9. These sub-sections do not make any provision about title In respect of the property, and, it appears to me that no provision was necessary In the circumstances. If the sale is set aside, the legal effect would be that there was no sale at all, the further effect whereof would be that the title of the original holders in the property was never disturbed but remained in them all through and we have seen that protection of holdings sold in execution of a decree for debt is the purpose of the Act including the amending Acts. Though the title of the original holder thus remains with them in spite of the sale since set aside, the applicant who moves for the award is put in possession of the property, for enabling him to pay of the instalments under the award from the usufructs of the property so long as the debts or subsisting mortgage are not paid off. This is an indirect mode of obtaining contribution from the co-sharers which, in case of other debts, is provided in Section 9 (3). For securing the due payment under the award, the debtor in possession has been denied the right to alienate the property or create any charge thereon during the period the award remains unpaid or until expiration of twenty years from the award. The other co-sharers are not under any restriction as to transfer but their transferees will not be entitled to possession of the property till the debt is paid off or the expiration of twenty years from the award when the debt is to be deemed to have been satisfied. On such satisfaction of the debt, the right of the co-sharers to possession springs into force, whiletheir title to the immoveable property remains unaffected on account of the sale being set aside on the filing of the award.

10. Accordingly. I am unable to accept the contention of Mr. Mitter that only the applicant for the award which in due course sets aside the sale would be entitled to the property. Further, the preservation of the title will not mean a gift of the property to the non-applicant debtors, as the payments for satisfaction of the debts under the award will be made from the usufructs of the property. This interpretation is, thus, consistent with the notions of equity and if legislature thought otherwise, we would find express provisions conferring title of the property to the applicant debtor, which in view of the manner, as provided in which the debt is to be satisfied, could mean an unfair advantage to the applicant debtor at the cost of his co-sharers who failed to join or apply for some reason or other, thereby frustrating the objects for which the Act and its amendments have been enacted.
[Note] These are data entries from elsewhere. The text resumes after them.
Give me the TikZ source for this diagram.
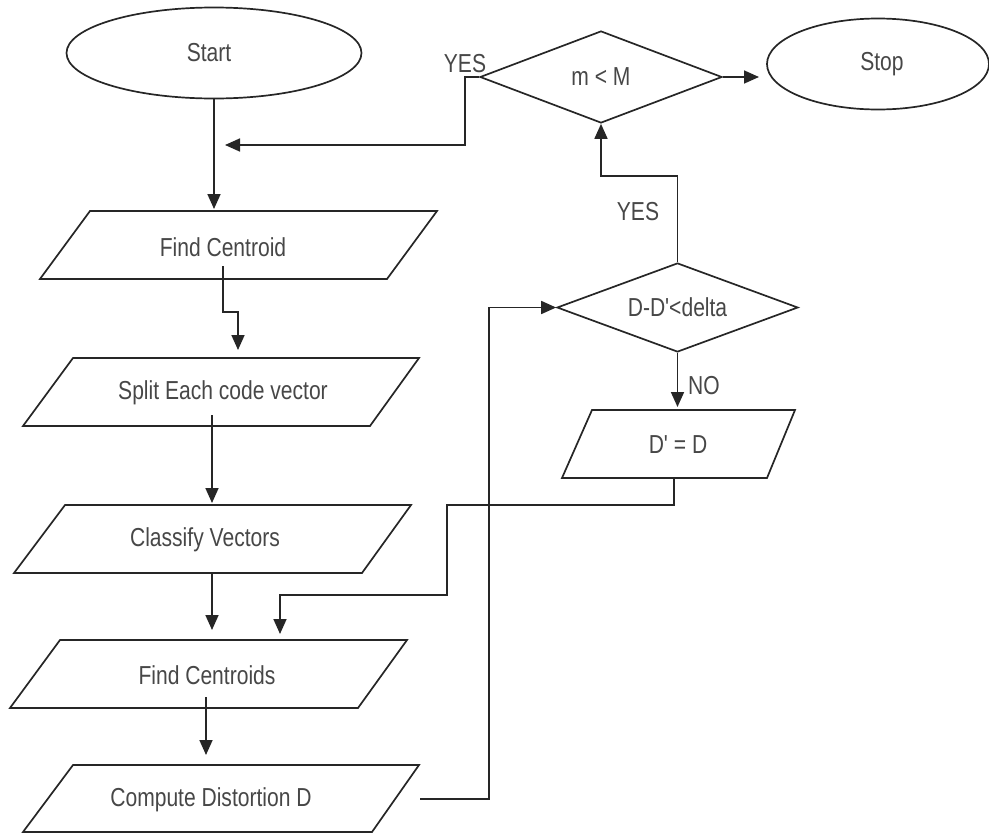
\documentclass[tikz,border=0pt]{standalone}
\usepackage{fontspec}
\setmainfont{Liberation Sans}[FakeStretch=0.81,Ligatures=TeXOff]
\usetikzlibrary{shapes.geometric,arrows.meta}
\begin{document}
\begin{tikzpicture}[x=1pt,y=-1pt,
  line/.style={draw=black!85,line width=1.7pt},
  arr/.style={line,-{Triangle[length=15pt,width=13pt]}},
  lbl/.style={text=black!72,font=\fontsize{26}{30}\selectfont,inner sep=0pt},
  term/.style={ellipse,line,inner sep=0pt,text=black!72,font=\fontsize{26}{30}\selectfont},
  dec/.style={diamond,line,inner sep=0pt,aspect=2.6,text=black!72,font=\fontsize{26}{30}\selectfont},
  parabox/.style={line,line join=miter}]
\useasboundingbox (0,0) rectangle (989,833);

% terminals
\node[term,minimum width=295pt,minimum height=91pt] (start) at (214,53) {\hspace*{-10pt}Start};
\node[term,minimum width=222pt,minimum height=91pt] (stop) at (878,64) {\hspace*{8pt}Stop};

% decisions
\node[dec,minimum width=242pt,minimum height=92pt] (mm) at (601,77) {m < M};
\node[dec,minimum width=241pt,minimum height=89pt] (ddia) at (677.5,307.5) {D-D'<delta};

% parallelograms
\draw[parabox] (90,211) -- (437,211) -- (387,279) -- (40,279) -- cycle;
\node[lbl] (fc) at (223,247) {Find Centroid};
\draw[parabox] (73,358) -- (419,358) -- (370,426) -- (23,426) -- cycle;
\node[lbl] (sp) at (223,393) {Split Each code vector};
\draw[parabox] (65,505) -- (411,505) -- (362,573) -- (14,573) -- cycle;
\node[lbl] (cv) at (205,540) {Classify Vectors};
\draw[parabox] (60,640) -- (407,640) -- (358,708) -- (10,708) -- cycle;
\node[lbl] (fcs) at (207,675) {Find Centroids};
\draw[parabox] (73,765) -- (419,765) -- (372,832) -- (23,832) -- cycle;
\node[lbl] (cd) at (211,800) {Compute Distortion D};
\draw[parabox] (592,410) -- (795,410) -- (767,478) -- (562,478) -- cycle;
\node[lbl] (dd) at (678,445) {D' = D};

% connector end points
\coordinate (fcin) at (214,209);
\coordinate (loopc) at (465,145);
\coordinate (loopend) at (225,145);
\coordinate (fcout) at (223,266);
\coordinate (spin) at (238,350);
\coordinate (spout) at (212,415);
\coordinate (cvin) at (212,503);
\coordinate (cvout) at (212,573);
\coordinate (fcsin) at (212,630);
\coordinate (ddout) at (674,478);
\coordinate (fcsin2) at (280,634);
\coordinate (fcsout) at (206,697);
\coordinate (cdin) at (206,755);
\coordinate (cdout) at (420,799);
\coordinate (ddin) at (677.5,407);
\coordinate (stopin) at (759,77);

% connectors
\draw[arr] (start.south) -- (fcin);
\draw[arr] (mm.west) -| (loopc) -- (loopend);
\draw[arr] (fcout) -- ++(0,46) -| (spin);
\draw[arr] (spout) -- (cvin);
\draw[arr] (cvout) -- (fcsin);
\draw[arr] (ddout) -- ++(0,27) -| ++(-227,90) -| (fcsin2);
\draw[arr] (fcsout) -- (cdin);
\draw[arr] (cdout) -| ++(69,-200) |- (ddia.west);
\draw[arr] (ddia.south) -- (ddin);
\draw[arr] (ddia.north) -- ++(0,-86) -| (mm.south);
\draw[arr] (mm.east) -- (stopin);

% labels
\node[lbl] (yes1) at (465,64) {YES};
\node[lbl] (yes2) at (638,212) {YES};
\node[lbl] (no) at (704,386) {NO};
\end{tikzpicture}
\end{document}
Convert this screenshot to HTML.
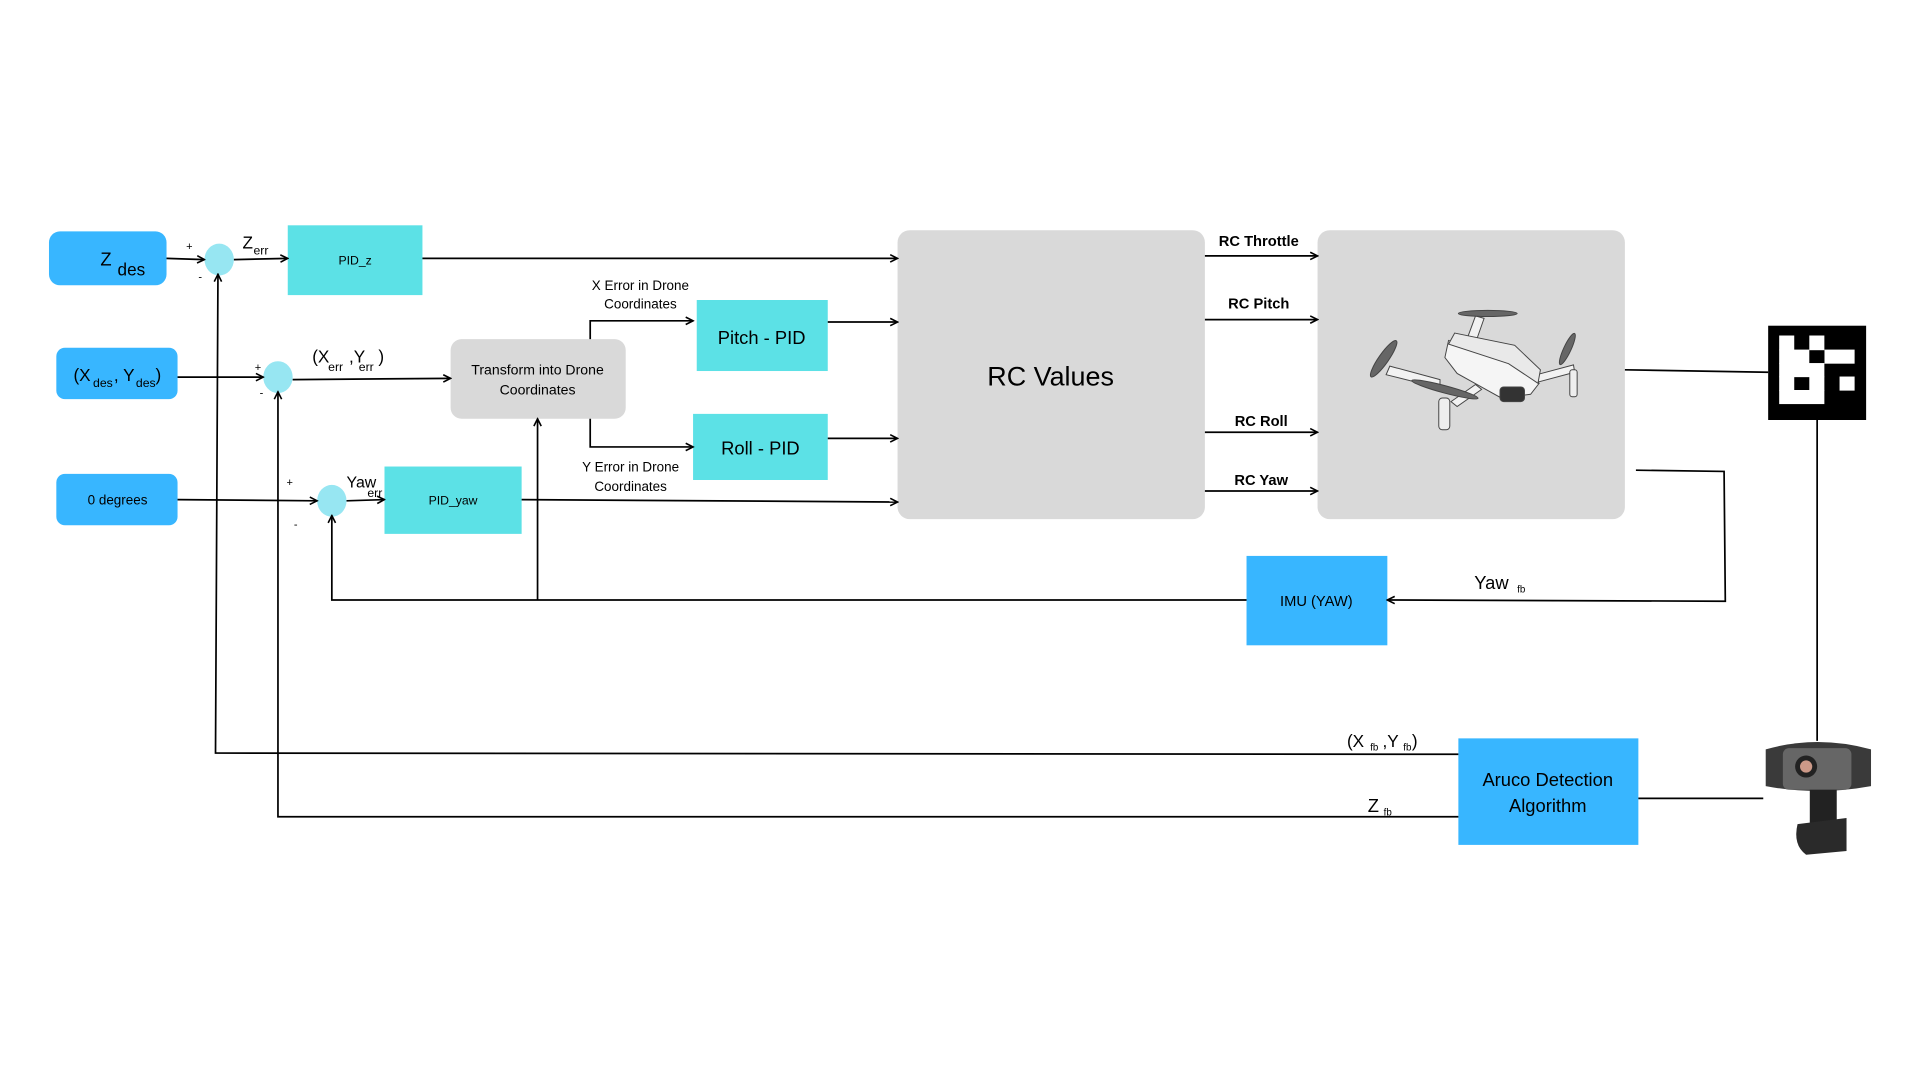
<!DOCTYPE html>
<html><head><meta charset="utf-8"><style>
html,body{margin:0;padding:0;background:#fff;width:1920px;height:1080px;overflow:hidden}
svg{display:block}
text{font-family:"Liberation Sans",sans-serif;fill:#000}
</style></head><body>
<svg width="1920" height="1080" viewBox="0 0 1568 882" xmlns="http://www.w3.org/2000/svg">
<defs>
<marker id="a" markerWidth="8" markerHeight="8" refX="7" refY="4" orient="auto" markerUnits="userSpaceOnUse">
<path d="M1,1 L7,4 L1,7" fill="none" stroke="#000" stroke-width="1.3"/></marker>
</defs>
<rect width="1568" height="882" fill="#fff"/>
<rect x="40" y="189" width="96" height="44" rx="9" fill="#38b6ff"/>
<text x="82" y="217" font-size="15">Z</text><text x="96" y="225" font-size="14">des</text>
<rect x="46" y="284" width="99" height="42" rx="7" fill="#38b6ff"/>
<text x="60" y="311" font-size="14">(X</text><text x="76" y="316" font-size="10">des</text><text x="93" y="311" font-size="14">, Y</text><text x="111" y="316" font-size="10">des</text><text x="127" y="311" font-size="14">)</text>
<rect x="46" y="387" width="99" height="42" rx="7" fill="#38b6ff"/>
<text x="96" y="412" font-size="11" text-anchor="middle">0 degrees</text>
<ellipse cx="179" cy="212" rx="12" ry="13" fill="#97e6f2"/>
<ellipse cx="227" cy="308" rx="12" ry="13" fill="#97e6f2"/>
<ellipse cx="271" cy="409" rx="12" ry="13" fill="#97e6f2"/>
<text x="152" y="204" font-size="9">+</text><text x="162" y="229" font-size="9">-</text>
<text x="208" y="303" font-size="9">+</text><text x="212" y="324" font-size="9">-</text>
<text x="234" y="397" font-size="9">+</text><text x="240" y="431" font-size="9">-</text>
<rect x="235" y="184" width="110" height="57" fill="#5ce1e6"/>
<text x="290" y="216" font-size="10" text-anchor="middle">PID_z</text>
<rect x="569" y="245" width="107" height="58" fill="#5ce1e6"/>
<text x="622" y="281" font-size="15" text-anchor="middle">Pitch - PID</text>
<rect x="566" y="338" width="110" height="54" fill="#5ce1e6"/>
<text x="621" y="371" font-size="15" text-anchor="middle">Roll - PID</text>
<rect x="314" y="381" width="112" height="55" fill="#5ce1e6"/>
<text x="370" y="412" font-size="10" text-anchor="middle">PID_yaw</text>
<rect x="368" y="277" width="143" height="65" rx="9" fill="#d9d9d9"/>
<text x="439" y="306" font-size="11.5" text-anchor="middle">Transform into Drone</text>
<text x="439" y="322" font-size="11.5" text-anchor="middle">Coordinates</text>
<rect x="733" y="188" width="251" height="236" rx="10" fill="#d9d9d9"/>
<text x="858" y="315" font-size="22" text-anchor="middle">RC Values</text>
<rect x="1076" y="188" width="251" height="236" rx="10" fill="#d9d9d9"/>
<g stroke="#444" stroke-width="0.8">
<path d="M1176,310 L1135,299 L1132,306 L1176,317 Z" fill="#f2f2f2"/>
<path d="M1255,306 L1285,298 L1286,304 L1256,312 Z" fill="#f2f2f2"/>
<path d="M1198,277 L1205,258 L1212,260 L1205,280 Z" fill="#f2f2f2"/>
<path d="M1205,314 L1185,328 L1190,332 L1210,318 Z" fill="#f2f2f2"/>
<path d="M1183,278 L1233,295 L1257,313 L1250,322 L1226,325 L1190,305 L1180,292 Z" fill="#f5f5f5"/>
<path d="M1188,272 L1237,282 L1258,302 L1256,313 L1232,297 L1183,281 Z" fill="#e9e9e9"/>
<rect x="1225" y="316" width="20" height="12" rx="3" fill="#333"/>
<rect x="1175" y="325" width="9" height="26" rx="3" fill="#eee"/>
<rect x="1282" y="302" width="6" height="22" rx="2" fill="#eee"/>
<ellipse cx="1130" cy="293" rx="4" ry="18" transform="rotate(35 1130 293)" fill="#666"/>
<ellipse cx="1280" cy="285" rx="3" ry="14" transform="rotate(25 1280 285)" fill="#666"/>
<ellipse cx="1215" cy="256" rx="24" ry="2.5" fill="#666"/>
<ellipse cx="1180" cy="318" rx="28" ry="3" transform="rotate(15 1180 318)" fill="#666"/>
</g>
<g font-size="12" font-weight="bold" text-anchor="middle">
<text x="1028" y="201">RC Throttle</text><text x="1028" y="252">RC Pitch</text>
<text x="1030" y="348">RC Roll</text><text x="1030" y="396">RC Yaw</text></g>
<!-- aruco marker: 5x5 grid, cell 12.3 x 11.3 -->
<rect x="1444" y="266" width="80" height="77" fill="#000"/>
<g fill="#fff">
<rect x="1453" y="274" width="12.3" height="12"/><rect x="1477.6" y="274" width="12.3" height="12"/>
<rect x="1453" y="285.5" width="24.6" height="11.5"/><rect x="1490" y="285.5" width="24.6" height="11.5"/>
<rect x="1453" y="296.5" width="36.9" height="11.5"/>
<rect x="1453" y="307.5" width="12.3" height="11.5"/><rect x="1477.6" y="307.5" width="12.3" height="11.5"/><rect x="1502.3" y="307.5" width="12.3" height="11.5"/>
<rect x="1453" y="318.5" width="36.9" height="11.5"/>
</g>
<rect x="1018" y="454" width="115" height="73" fill="#38b6ff"/>
<text x="1075" y="495" font-size="12" text-anchor="middle">IMU (YAW)</text>
<rect x="1191" y="603" width="147" height="87" fill="#38b6ff"/>
<text x="1264" y="642" font-size="15" text-anchor="middle">Aruco Detection</text>
<text x="1264" y="663" font-size="15" text-anchor="middle">Algorithm</text>
<path d="M1442,612 Q1484,600 1528,612 L1528,642 Q1484,650 1442,642 Z" fill="#3a3a3a"/>
<rect x="1456" y="611" width="56" height="34" rx="5" fill="#666"/>
<circle cx="1475" cy="626" r="9" fill="#222"/><circle cx="1475" cy="626" r="5" fill="#c98"/>
<path d="M1478,645 L1500,645 L1500,670 L1478,672 Z" fill="#222"/>
<path d="M1468,673 L1508,668 L1508,695 L1475,698 Q1464,690 1468,673 Z" fill="#2a2a2a"/>
<g stroke="#000" stroke-width="1.4" fill="none">
<path d="M136,211 L167,212" marker-end="url(#a)"/>
<path d="M191,212 L235,211" marker-end="url(#a)"/>
<path d="M345,211 L733,211" marker-end="url(#a)"/>
<path d="M145,308 L215,308" marker-end="url(#a)"/>
<path d="M239,310 L368,309" marker-end="url(#a)"/>
<path d="M482,277 L482,262 L566,262" marker-end="url(#a)"/>
<path d="M482,342 L482,365 L566,365" marker-end="url(#a)"/>
<path d="M676,263 L733,263" marker-end="url(#a)"/>
<path d="M676,358 L733,358" marker-end="url(#a)"/>
<path d="M145,408 L259,409" marker-end="url(#a)"/>
<path d="M283,409 L314,408" marker-end="url(#a)"/>
<path d="M426,408 L733,410" marker-end="url(#a)"/>
<path d="M984,209 L1076,209" marker-end="url(#a)"/>
<path d="M984,261 L1076,261" marker-end="url(#a)"/>
<path d="M984,353 L1076,353" marker-end="url(#a)"/>
<path d="M984,401 L1076,401" marker-end="url(#a)"/>
<path d="M1327,302 L1444,304"/>
<path d="M1336,384 L1408,385 L1409,491 L1133,490" marker-end="url(#a)"/>
<path d="M1018,490 L271,490 L271,421" marker-end="url(#a)"/>
<path d="M439,490 L439,342" marker-end="url(#a)"/>
<path d="M1484,343 L1484,605"/>
<path d="M1440,652 L1338,652"/>
<path d="M1191,616 L176,615 L178,224" marker-end="url(#a)"/>
<path d="M1191,667 L227,667 L227,320" marker-end="url(#a)"/>
</g>
<text x="198" y="203" font-size="14">Z</text><text x="207" y="208" font-size="10">err</text>
<text x="255" y="296" font-size="14">(X</text><text x="268" y="303" font-size="10">err</text><text x="285" y="296" font-size="14">,Y</text><text x="293" y="303" font-size="10">err</text><text x="309" y="296" font-size="14">)</text>
<text x="283" y="398" font-size="13">Yaw</text><text x="300" y="406" font-size="10">err</text>
<text x="523" y="237" font-size="11" text-anchor="middle">X Error in Drone</text>
<text x="523" y="252" font-size="11" text-anchor="middle">Coordinates</text>
<text x="515" y="385" font-size="11" text-anchor="middle">Y Error in Drone</text>
<text x="515" y="401" font-size="11" text-anchor="middle">Coordinates</text>
<text x="1204" y="481" font-size="15">Yaw</text><text x="1239" y="484" font-size="8">fb</text>
<text x="1100" y="610" font-size="14">(X</text><text x="1119" y="613" font-size="8">fb</text><text x="1129" y="610" font-size="14">,Y</text><text x="1146" y="613" font-size="8">fb</text><text x="1153" y="610" font-size="14">)</text>
<text x="1117" y="663" font-size="15">Z</text><text x="1130" y="666" font-size="8">fb</text>
</svg>
</body></html>
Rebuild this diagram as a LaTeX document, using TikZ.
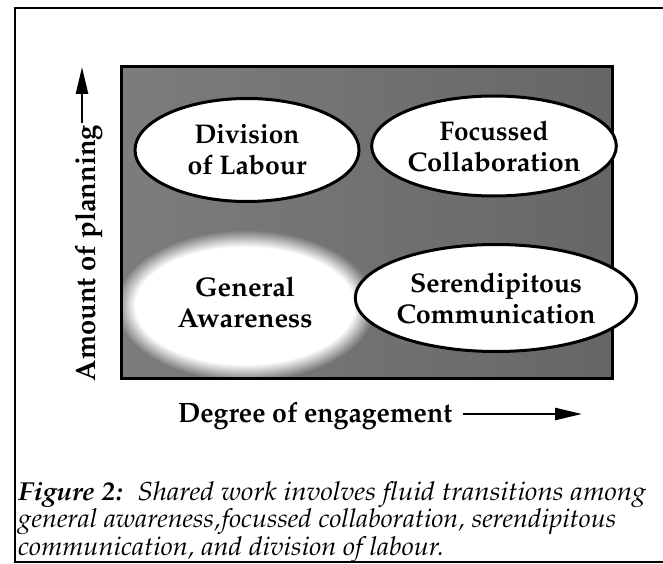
\documentclass[tikz,border=0pt]{standalone}
\usepackage[T1]{fontenc}
\usepackage{graphicx}
\renewcommand{\rmdefault}{ppl}
\usetikzlibrary{shapes.geometric,arrows.meta}
\definecolor{bg}{gray}{0.47}
\definecolor{bgleft}{gray}{0.49}
\definecolor{bgright}{gray}{0.40}
\newsavebox{\fitbox}
\newcommand{\fitto}[2]{\sbox{\fitbox}{#2}\pgfmathsetmacro{\fitsx}{#1/\the\wd\fitbox}\scalebox{\fitsx}[1]{\usebox{\fitbox}}}
\tikzset{
  lbl/.style={align=center, inner sep=0pt, font=\fontsize{27}{31}\selectfont\bfseries},
  axl/.style={inner sep=0pt, font=\fontsize{28}{31}\selectfont\bfseries},
  capl/.style={inner sep=0pt, anchor=base west, font=\fontsize{26}{27.5}\selectfont\itshape},
  oval/.style={lbl, ellipse, draw, line width=3pt, fill=white},
  frame/.style={line width=2.5pt},
  axisarrow/.style={line width=2.5pt, -{Triangle[length=27pt,width=12pt]}},
}
\begin{document}
\begin{tikzpicture}[x=1pt,y=-1pt]
\useasboundingbox (0,0) rectangle (663,564);
% outer frame
\draw[frame] (663,8) -- (15,8) -- (15,562) -- (663,562);
% shaded field
\shade[left color=bgleft, right color=bgright] (121,67) rectangle (612,378);
\coordinate (gac) at (245,306);
\begin{scope}
  \clip (121,67) rectangle (612,378);
  \foreach \i in {0,...,20} {
    \pgfmathtruncatemacro{\pct}{100-5*\i}
    \pgfmathsetmacro{\rx}{130-1.0*\i}
    \pgfmathsetmacro{\ry}{76-0.85*\i}
    \fill[bg!\pct!white] (gac) ellipse [x radius=\rx pt, y radius=\ry pt];
  }
\end{scope}
\draw[line width=3pt] (121,67) rectangle (612,378);
% ellipses
\node[oval, minimum width=224pt, minimum height=103pt] (div) at (247,150) {\fitto{105}{Division}\\\fitto{119}{of Labour}};
\node[oval, minimum width=222pt, minimum height=100pt] (foc) at (494,146) {\fitto{109}{Focussed}\\\fitto{173}{Collaboration}};
\node[lbl] (gen) at (245,302) {\fitto{100}{General}\\\fitto{135}{Awareness}};
\node[oval, minimum width=228pt, minimum height=107pt] (ser) at (496,298) {\fitto{172}{Serendipitous}\\\fitto{199}{Communication}};
% axes
\node[axl, rotate=90, anchor=base] (yl) at (95,253) {\fitto{256}{Amount of planning}};
\coordinate (ya) at (82,123);
\coordinate (yb) at (82,67);
\draw[axisarrow] (ya) -- (yb);
\node[axl, anchor=base west] (xl) at (178,422) {\fitto{274}{Degree of engagement}};
\coordinate (xa) at (463,414);
\coordinate (xb) at (582,414);
\draw[axisarrow] (xa) -- (xb);
% caption
\node[capl] (cap1) at (18,500) {\fitto{628}{\textbf{Figure 2:}\hspace{0.55em}Shared work involves fluid transitions among}};
\node[capl] (cap2) at (18,527.5) {\fitto{598}{general awareness,\kern1pt focussed collaboration, serendipitous}};
\node[capl] (cap3) at (18,555) {\fitto{426}{communication, and division of labour.}};
\end{tikzpicture}
\end{document}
Accordingly the transferee from a co-sharer would be entitled as in the present case to a declaration of title and possession jointly with the defendant as prayed for in view of the satisfaction of the debt under the award.

11. As the contentions raised on behalf of the appellants fail, this appeal is dismissed, without, however, any order as to costs in this Court-Leave under Clause 15 of the Letters Patent is prayed for and is granted.